Issues from the late-’90s-on were filled with stories of same-sex couples seeking marriage in Hawaii and Massachusetts. A lot of the coverage came from the Associated Press, which speaks to the trend of LGBT issues making it to the mainstream press.
PGN printed articles throughout 2004 following the quest to marry of Julie and Hillary Goodridge in Massachusetts, culminating in May 2004 when same-sex couples were legally able to marry in that state.
Defending victories: 2006-2016
The years 2015 pushed marriage to its ultimate conclusion at the U.S. Supreme Court in June.
PGN frequently ran maps illustrating states that allowed civil unions or full marriage, and those that had a constitutional ban on marriage between same-sex couples versus the ones that were challenging marriage bans in court.
The May 23, 2014, front page of PGN featured a five-photo spread of Philadelphians celebrating the Pennsylvania court decision that affirmed marriage equality, and Gov. Tom Corbett’s decision not to appeal the ruling.
The July 3, 2015, issue was packed with marriage coverage. The decision in Obergefell v. Hodges, which affirmed marriage equality nationwide, fell just in time with PGN’s advanced coverage of the 50th anniversary of the Annual Reminders, an early gay-rights protest at Independence Hall that began July 4, 1965.
The theme of coverage could be summed up in this quote from Chris Bartlett, executive director of the William Way LGBT Community Center: “Let’s enjoy this sweet moment of success and celebration and then take the energy and passion we have used with such effect to continue to pursue the path of full equality.”
The last decade in PGN’s coverage has encompassed a tempered optimism in the LGBT community. Successes have been lauded in the paper, but with an ever-present reminder to guard against attacks to the rights that have been hard won.
In 2009, PGN ran frequent front-page articles covering the introduction of a nondiscrimination law that would include protections for people based on sexual orientation and gender identity. A nondiscrimination law was a major suggestion in the state Council for Sexual Minorities in the 1970s, but was never brought up for a vote.
“It’s time for us in the legislature to take a stand against this kind of discrimination,” said Rep. Dan Frankel of Allegheny County when he introduced House Bill 300 in March 2009. He said the bill “would bring our state in line with several of our neighbors who already offer these basic protections.”
PGN ran an article Jan. 17, 1992, highlighting the New Jersey legislators who “voted in overwhelming majority to add protections from discrimination based on ‘affectational or sexual orientation’ to the state’s law against discrimination.”
Pennsylvania still lacks these protections. The current iteration of the nondiscrimination bill is called the Pennsylvania Fairness Act, but it remains stalled in committee in the Republican-controlled legislature.
Some of the most recognizable reporting from the last decade comes from Tim Cwiek. Steadily over the years, he’s been covering Nizah Morris, a trans woman found with a fatal head wound after a Center City courtesy ride from Philadelphia police in 2002.

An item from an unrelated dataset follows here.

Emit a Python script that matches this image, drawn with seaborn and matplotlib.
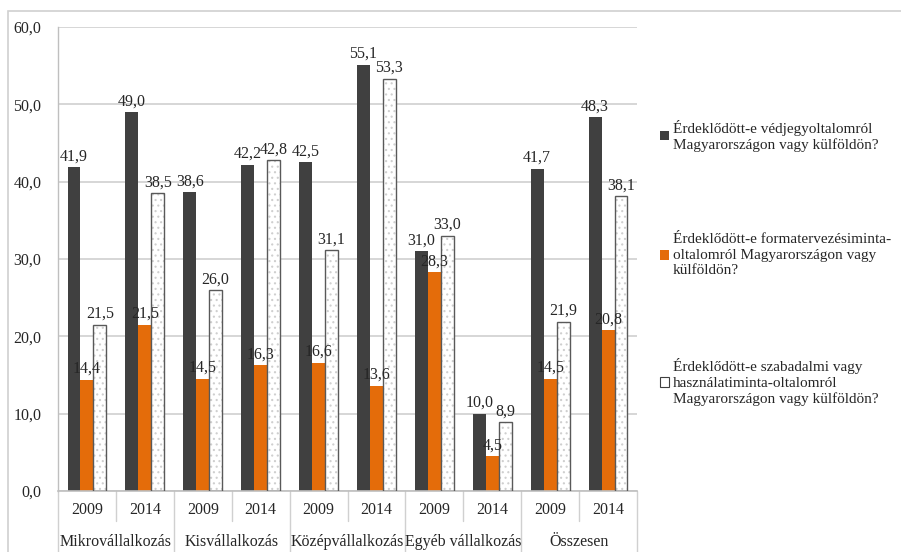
import pandas as pd
import matplotlib.pyplot as plt
import matplotlib.transforms as mtransforms
from matplotlib.patches import Rectangle
import seaborn as sns


# Adatok
kategoriak = ['Mikrovállalkozás', 'Kisvállalkozás', 'Középvállalkozás', 'Egyéb vállalkozás', 'Összesen']
evek = ['2009', '2014']
sorozatok = ['Érdeklődött-e védjegyoltalomról\nMagyarországon vagy külföldön?',
             'Érdeklődött-e formatervezésiminta-\noltalomról Magyarországon vagy\nkülföldön?',
             'Érdeklődött-e szabadalmi vagy\nhasználatiminta-oltalomról\nMagyarországon vagy külföldön?']
vedjegy = [41.9, 49.0, 38.6, 42.2, 42.5, 55.1, 31.0, 10.0, 41.7, 48.3]
formaterv = [14.4, 21.5, 14.5, 16.3, 16.6, 13.6, 28.3, 4.5, 14.5, 20.8]
szabadalom = [21.5, 38.5, 26.0, 42.8, 31.1, 53.3, 33.0, 8.9, 21.9, 38.1]

poziciok = [f'{k}|{e}' for k in kategoriak for e in evek]
dados = pd.DataFrame({
    'Pozicio': poziciok * 3,
    'Sorozat': [sorozatok[0]] * 10 + [sorozatok[1]] * 10 + [sorozatok[2]] * 10,
    'Ertek': vedjegy + formaterv + szabadalom,
})

# --------------------------------------- Figura -----------------------------------------
sns.set_style("white")
plt.rcParams['font.family'] = ['Liberation Serif', 'DejaVu Serif']
plt.rcParams['hatch.linewidth'] = 0.8

fs = 11.5
fig = plt.figure(figsize=(9.01, 5.52), dpi=100)
ax = fig.add_axes([58 / 901, 1 - 491 / 552, (637 - 58) / 901, (491 - 27) / 552])

szinek = ['#404040', '#E46C0A', '#FFFFFF']
sns.barplot(data=dados, x='Pozicio', y='Ertek', hue='Sorozat', order=poziciok,
            hue_order=sorozatok, palette=szinek, width=0.67, gap=0, saturation=1,
            edgecolor='none', linewidth=0, ax=ax, legend=False)

# Pontozott fehér oszlopok
for cont, nev in zip(ax.containers, sorozatok):
    for bar in cont:
        if nev == sorozatok[2]:
            bar.set_hatch('...')
            bar.set_edgecolor('#CFCFCF')
            bar.set_linewidth(0)
            ax.add_patch(Rectangle((bar.get_x(), bar.get_y()), bar.get_width(), bar.get_height(),
                                   fill=False, edgecolor='#595959', linewidth=1.0, zorder=3))

# Adatcímkék
for cont in ax.containers:
    ax.bar_label(cont, labels=[f'{v:.1f}'.replace('.', ',') for v in cont.datavalues],
                 padding=2, fontsize=fs, color='#262626', zorder=5)

ax.set_ylim(0, 60)
ax.set_xlim(-0.5, 9.5)
ax.set_yticks(range(0, 61, 10))
ax.set_yticklabels([f'{v},0' for v in range(0, 61, 10)], fontsize=fs, color='#262626')
ax.yaxis.grid(True, color='#D0D0D0', linewidth=1.2)
ax.set_axisbelow(True)
ax.tick_params(axis='y', length=0, pad=12)
ax.set_xticks([])
ax.set_xlabel('')
ax.set_ylabel('')
for s in ['top', 'right']:
    ax.spines[s].set_visible(False)
ax.spines['left'].set_color('#BFBFBF')
ax.spines['bottom'].set_color('#BFBFBF')
ax.spines['left'].set_linewidth(1.0)
ax.spines['bottom'].set_linewidth(1.2)

# Kétszintű x tengely
trans = mtransforms.blended_transform_factory(ax.transData, ax.transAxes)
for i, poz in enumerate(poziciok):
    ax.text(i, -0.042, poz.split('|')[1], transform=trans, ha='center', va='center',
            fontsize=fs, color='#262626')
for j, kat in enumerate(kategoriak):
    ax.text(2 * j + 0.5, -0.11, kat, transform=trans, ha='center', va='center',
            fontsize=11.5, color='#262626')
    ax.plot([2 * j + 0.5] * 2, [0, -0.065], transform=trans, color='#D0D0D0',
            linewidth=1.0, clip_on=False)
for x in range(-1, 10, 2):
    ax.plot([x + 0.5] * 2, [0, -0.2], transform=trans, color='#D0D0D0',
            linewidth=1.0, clip_on=False)

# Jelmagyarázat
kezelok = [Rectangle((0, 0), 1, 1, facecolor=szinek[0], edgecolor='none'),
           Rectangle((0, 0), 1, 1, facecolor=szinek[1], edgecolor='none'),
           Rectangle((0, 0), 1, 1, facecolor='white', edgecolor='#404040', linewidth=0.8)]
leg = fig.legend(kezelok, sorozatok, loc='upper left', bbox_to_anchor=(646 / 901, 1 - 106 / 552),
                 frameon=False, fontsize=11, handlelength=0.6, handleheight=0.6,
                 handletextpad=0.25, labelspacing=5.3, labelcolor='#262626')
for t in leg.get_texts():
    t.set_linespacing(1.25)

# Keret
fig.patches.append(Rectangle((8 / 901, -0.1), 1.2, 1 - 11 / 552 + 0.1, transform=fig.transFigure,
                             fill=False, edgecolor='#D0D0D0', linewidth=1.2))

plt.savefig('out.png', dpi=100)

In 2014, Cwiek won an investigative reporting award from the Society of Professional Journalists, a national organization. His reporting is ongoing, with oral arguments in an open-records dispute scheduled for April 7.
Another recognizable piece of coverage spans the last two years. PGN editor Jen Colletta steadily covered the gay-bashing case against Kathryn Knott, Kevin Harrigan and Philip Williams, all of Bucks County. The three were convicted of attacking a gay couple in Center City in 2014. Harrigan and Williams took plea deals that involved community service; Knott went to trial and received a jail sentence.
Colletta won a Keystone state press award for an editorial she wrote that took a deep dive into the public perception of Knott’s character, especially in the LGBT community, and how that impacted her case.